Two days after DeMers was killed, a man claimed Manfredonia held him captive at his home.

Troopers went to check on the Willington man after Derby Police said his F-150 truck was found damaged and abandoned.

The man, only identified in the warrant as Witness 11, was found tied to a chair in the basement.

He told police in a statement that he was asleep in his recliner when he was abruptly awakened by a young man holding a gun to the back of his head at about 5:15 a.m. on May 23, the day after DeMers was killed.

He turned his head to see a young man in his 20s wearing what appeared to be soiled black sweatpants and a black T-shirt.

“He had a blank look on his face,” the captive said in his statement. “There were no emblems or logos on his shirt or pants. I hadn’t seen a picture of the murder suspect yet on the news but I was thinking that it was probably him.”

The captive had his hands tied using zip ties he suspected were from his garage and was duct taped to a chair.

At the time, Manfredonia identified himself as Rick but the man he held captive later found that to be a lie as he attempted to talk to his kidnapper about his family and life.

“While we were talking the news came on and it showed a picture of the murder suspect from Willington and his name,” the statement said. “When I saw the picture on the news, it looked like the young man who was with me but a younger picture of him. I asked him if his name was really Peter.”

Manfredonia then confirmed his name was Peter, not Rick, the captive’s statement said.

The captive then asked whether Manfredonia wanted to talk about the murder and what took place. Manfredonia allegedly told him that he hadn’t slept for five days and just “snapped.”

“He said he didn’t know why he did it and that he was remorseful for it,” the statement said. “I suggested that we call the authorities and try to work something out for him. He was calm and apologetic but couldn’t explain why he did that.”

During their conversation, Manfredonia allegedly rejected the idea of turning himself in.

Manfredonia’s captive said a neighbor came by at some point and called to say he was at his door, after the neighbor’s wife had called to check on him.

When the neighbor asked to get together in the morning, the captive agreed even though Manfredonia instructed him to say they should meet two days from then.

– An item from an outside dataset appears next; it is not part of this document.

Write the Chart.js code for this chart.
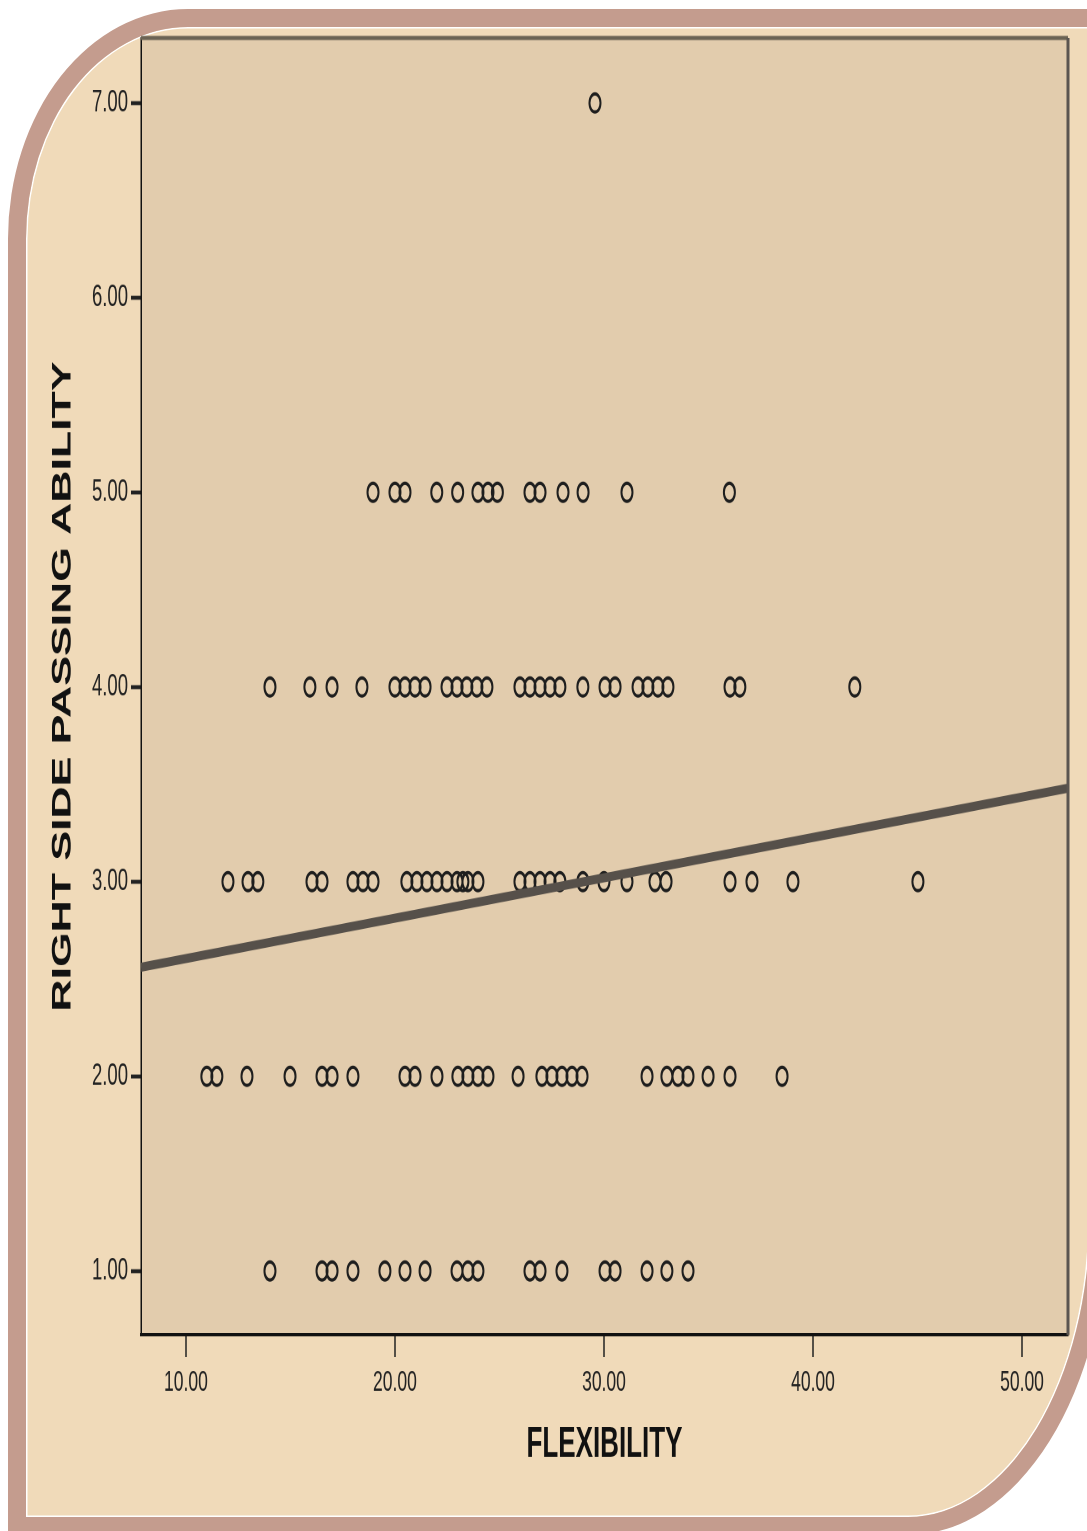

“We ended the phone call and Peter told me my buddy screwed up the next morning for him,” the statement said.

Manfredonia took food, money, a grill lighter, and other items from the house in preparation to leave the next morning, according to the warrant.

Manfredonia told the man he would call Connecticut State Police at noon if no one found him by the morning, then left at about 5:15 a.m., according to the man’s statement.

Manfredonia is also accused of killing Nicholas Eisele, age 23, in Derby, later that day on May 24.

Authorities eventually found Manfredonia three days later in Maryland after a nearly week-long manhunt.

He is currently facing multiple charges including murder, attempted murder, kidnapping, home invasion, and assault of an elderly person.

A judge ordered Manfredonia be held on a $7 million bond and be placed on a suicide watch. He has not entered a plea and is next expected in court on July 10.

Connecticut Department of Corrections records show Manfredonia is still in custody at the Garner Correctional Institution in Newtown.